- _DATA EXTRACT_:
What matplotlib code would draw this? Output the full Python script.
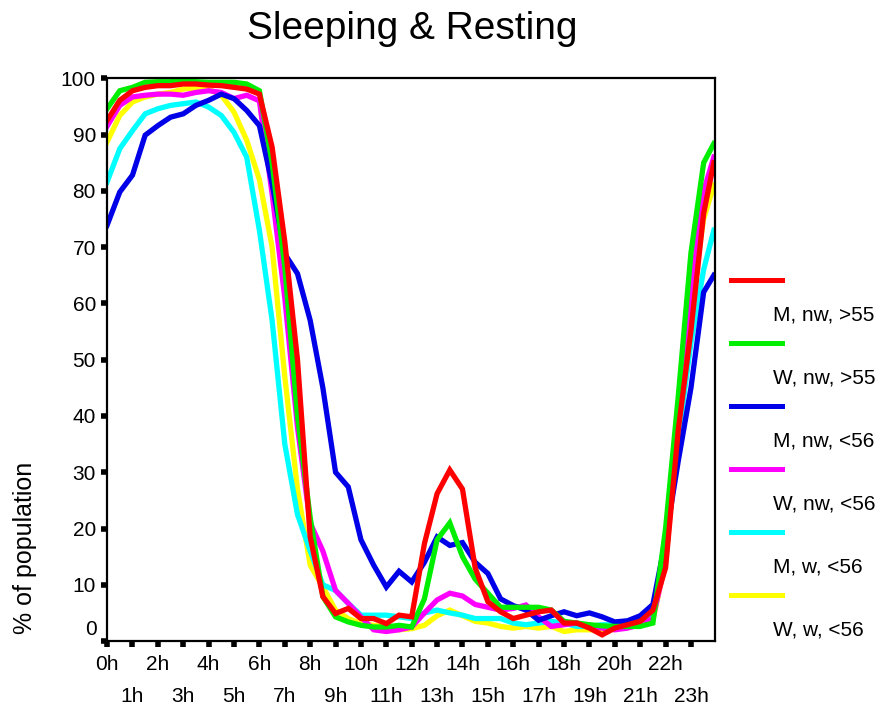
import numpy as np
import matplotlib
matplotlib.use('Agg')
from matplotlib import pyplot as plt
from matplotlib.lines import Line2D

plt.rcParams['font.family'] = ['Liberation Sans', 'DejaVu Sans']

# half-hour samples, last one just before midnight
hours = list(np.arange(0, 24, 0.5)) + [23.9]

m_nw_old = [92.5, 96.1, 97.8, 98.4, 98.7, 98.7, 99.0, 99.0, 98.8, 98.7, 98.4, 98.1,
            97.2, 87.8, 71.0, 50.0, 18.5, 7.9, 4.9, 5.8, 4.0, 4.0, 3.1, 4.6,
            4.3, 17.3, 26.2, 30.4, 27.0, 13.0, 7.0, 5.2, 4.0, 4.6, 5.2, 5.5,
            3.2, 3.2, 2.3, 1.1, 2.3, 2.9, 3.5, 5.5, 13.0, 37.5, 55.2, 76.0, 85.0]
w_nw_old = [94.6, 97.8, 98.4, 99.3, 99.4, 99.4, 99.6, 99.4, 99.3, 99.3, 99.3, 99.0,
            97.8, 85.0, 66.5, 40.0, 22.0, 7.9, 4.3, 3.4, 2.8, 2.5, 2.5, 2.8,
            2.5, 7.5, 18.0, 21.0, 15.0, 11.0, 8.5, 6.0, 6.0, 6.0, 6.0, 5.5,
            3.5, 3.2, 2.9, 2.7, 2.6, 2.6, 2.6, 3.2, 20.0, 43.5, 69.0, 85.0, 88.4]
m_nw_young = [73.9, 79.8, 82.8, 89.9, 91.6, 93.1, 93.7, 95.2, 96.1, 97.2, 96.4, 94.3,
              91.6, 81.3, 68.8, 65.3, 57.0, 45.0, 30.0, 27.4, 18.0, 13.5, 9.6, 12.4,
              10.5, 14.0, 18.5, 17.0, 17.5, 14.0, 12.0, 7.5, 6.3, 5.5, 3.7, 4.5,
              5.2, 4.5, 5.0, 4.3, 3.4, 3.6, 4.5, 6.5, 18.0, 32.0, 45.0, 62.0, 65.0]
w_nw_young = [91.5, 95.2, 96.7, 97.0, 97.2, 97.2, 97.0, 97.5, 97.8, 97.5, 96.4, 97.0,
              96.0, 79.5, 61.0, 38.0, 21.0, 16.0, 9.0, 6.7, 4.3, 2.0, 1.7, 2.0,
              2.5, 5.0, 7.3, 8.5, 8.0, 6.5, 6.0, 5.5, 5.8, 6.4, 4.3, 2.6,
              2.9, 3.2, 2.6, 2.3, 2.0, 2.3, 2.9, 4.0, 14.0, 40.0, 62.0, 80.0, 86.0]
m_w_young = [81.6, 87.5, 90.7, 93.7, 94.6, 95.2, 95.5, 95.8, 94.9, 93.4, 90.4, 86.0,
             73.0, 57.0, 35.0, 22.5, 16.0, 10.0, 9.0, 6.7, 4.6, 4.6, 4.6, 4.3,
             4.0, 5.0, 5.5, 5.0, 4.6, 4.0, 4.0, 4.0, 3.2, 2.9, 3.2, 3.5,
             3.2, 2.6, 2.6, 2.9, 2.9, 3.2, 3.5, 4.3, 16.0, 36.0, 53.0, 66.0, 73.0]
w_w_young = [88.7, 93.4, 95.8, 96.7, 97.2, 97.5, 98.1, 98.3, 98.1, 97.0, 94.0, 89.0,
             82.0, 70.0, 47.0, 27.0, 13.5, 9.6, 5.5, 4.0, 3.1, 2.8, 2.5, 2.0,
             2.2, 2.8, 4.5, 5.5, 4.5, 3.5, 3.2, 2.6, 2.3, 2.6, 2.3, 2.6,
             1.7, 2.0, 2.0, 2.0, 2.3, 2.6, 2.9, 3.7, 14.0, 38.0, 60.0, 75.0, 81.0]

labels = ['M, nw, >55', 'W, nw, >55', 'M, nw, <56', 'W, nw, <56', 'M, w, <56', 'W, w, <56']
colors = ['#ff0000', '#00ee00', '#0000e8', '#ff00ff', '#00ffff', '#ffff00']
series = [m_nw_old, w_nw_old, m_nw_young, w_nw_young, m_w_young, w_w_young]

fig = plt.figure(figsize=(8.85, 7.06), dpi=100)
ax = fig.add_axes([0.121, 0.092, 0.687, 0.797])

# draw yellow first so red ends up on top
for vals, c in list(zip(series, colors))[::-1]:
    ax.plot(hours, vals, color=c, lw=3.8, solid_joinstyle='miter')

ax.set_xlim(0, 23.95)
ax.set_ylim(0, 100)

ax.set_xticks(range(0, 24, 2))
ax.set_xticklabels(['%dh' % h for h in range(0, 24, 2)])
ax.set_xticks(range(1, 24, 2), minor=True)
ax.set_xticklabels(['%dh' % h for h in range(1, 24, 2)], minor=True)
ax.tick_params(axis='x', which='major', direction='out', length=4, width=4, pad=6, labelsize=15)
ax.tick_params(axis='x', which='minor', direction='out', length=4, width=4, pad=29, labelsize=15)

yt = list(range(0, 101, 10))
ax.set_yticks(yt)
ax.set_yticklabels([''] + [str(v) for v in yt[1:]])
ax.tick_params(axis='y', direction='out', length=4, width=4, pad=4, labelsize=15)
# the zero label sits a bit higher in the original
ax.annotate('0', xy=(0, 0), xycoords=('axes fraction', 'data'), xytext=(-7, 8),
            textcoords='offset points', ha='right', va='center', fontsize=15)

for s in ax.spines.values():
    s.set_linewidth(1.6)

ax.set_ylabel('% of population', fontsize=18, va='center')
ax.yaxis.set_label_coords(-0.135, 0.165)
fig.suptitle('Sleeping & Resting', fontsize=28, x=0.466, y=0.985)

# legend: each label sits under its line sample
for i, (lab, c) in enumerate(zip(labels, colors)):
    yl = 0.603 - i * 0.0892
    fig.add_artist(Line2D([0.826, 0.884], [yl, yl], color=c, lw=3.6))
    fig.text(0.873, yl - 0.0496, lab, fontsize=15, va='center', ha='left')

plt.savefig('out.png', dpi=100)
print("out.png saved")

- _TO BE DONE_:
Pictures are excluded; extract exactly the lines from the start of the data through the line that holds "hours = list(np.arange(0, 24, 0.5)) + [23.9]", both ends included.

- _WRITTEN SOLUTION_:
What matplotlib code would draw this? Output the full Python script.
import numpy as np
import matplotlib
matplotlib.use('Agg')
from matplotlib import pyplot as plt
from matplotlib.lines import Line2D

plt.rcParams['font.family'] = ['Liberation Sans', 'DejaVu Sans']

# half-hour samples, last one just before midnight
hours = list(np.arange(0, 24, 0.5)) + [23.9]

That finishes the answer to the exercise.